Currently, the city school force cannot carry their weapons inside schools but Delegate Cheryl Glynn filed the bill in the hopes to raise the discussion again.

On Tuesday evening, parents, teachers, and community members plan on voicing their opinion on the controversial topic once again. The issue was tabled over three years ago, but in October 2018, groups gathered to talk about the controversial subject.

RELATED: Baltimore considering arming school police officers

Under the state law, Baltimore officers who are assigned to a school are required to put their guns in a safe or lockbox, and they are not allowed to carry them on school property during regular school hours. Baltimore City is the only school system in the state that has their own police force, but they are also one of the few without armed officers.

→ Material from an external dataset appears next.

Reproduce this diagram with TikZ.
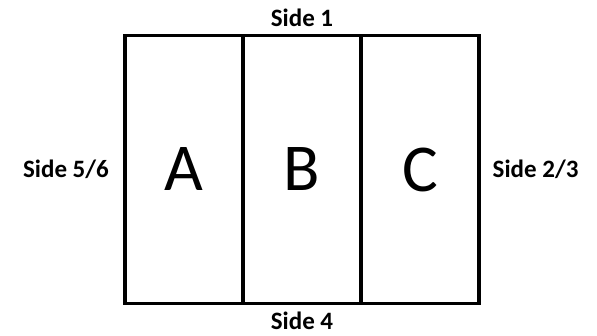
\documentclass[tikz,border=0pt]{standalone}
\usepackage{fontspec}
\setmainfont{Carlito}
\usetikzlibrary{positioning}
\tikzset{
  panel/.style={draw,line width=3.2pt,outer sep=0pt,minimum width=118pt,minimum height=268pt,inner sep=0pt,font=\fontsize{67}{67}\selectfont},
  side/.style={font=\bfseries\fontsize{25}{25}\selectfont,inner sep=0pt}}
\begin{document}
\begin{tikzpicture}[x=1pt,y=1pt]
\useasboundingbox (0,0) rectangle (597,335);
\node[panel] (pa) at (184,165.5) {A};
\node[panel,right=0pt of pa] (pb) {B};
\node[panel,right=0pt of pb] (pc) {C};
\node[side,above=9pt of pb] (s1) {Side 1};
\node[side,below=8pt of pb] (s4) {Side 4};
\node[side,left=16pt of pa] (s56) {Side 5/6};
\node[side,right=13.5pt of pc] (s23) {Side 2/3};
\end{tikzpicture}
\end{document}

Anne Arundel, Carroll, Cecil, St. Mary's, and Montgomery County Public Schools are just some of the districts in our area that have armed officers. Those schools partner with either the local police or sheriff's offices to have specific officers patrol their buildings.

With school shootings becoming more common, a big concern is having armed SRO's to protect students.

A local example of this would be in St. Mary's County last year. In March 2018, a 17-year-old student at Great Mills High School came into school with a gun and shot two students. School Resource Officer, Deputy Blaine Gaskill, has since been hailed a hero for using his gun to stop the shooting.

But some say a big issue in comparing armed officers in these schools to Baltimore City Public Schools is an already tense relationship between officers and students. Mr. Dayvon Love, Director of Public Policy for Leaders of a Beautiful Struggle sent WMAR-2 News the following statement:

"Too often, Black youth have attributed to them notions of inherent criminality. This creates an environment where Black youth do not get treated with the care and concern that most people agree are best for children. Allowing school police officers to carry guns in schools just exposes Black youth to another threat of violence, that will likely have the effect of creating a more dangerous environment for them."

The NAACP Baltimore will present the proposal Tuesday night at a community safety forum. Anyone who wants to attend can stop by between 6-9 p.m. at the Greater Baltimore Urban League on Orchard Street.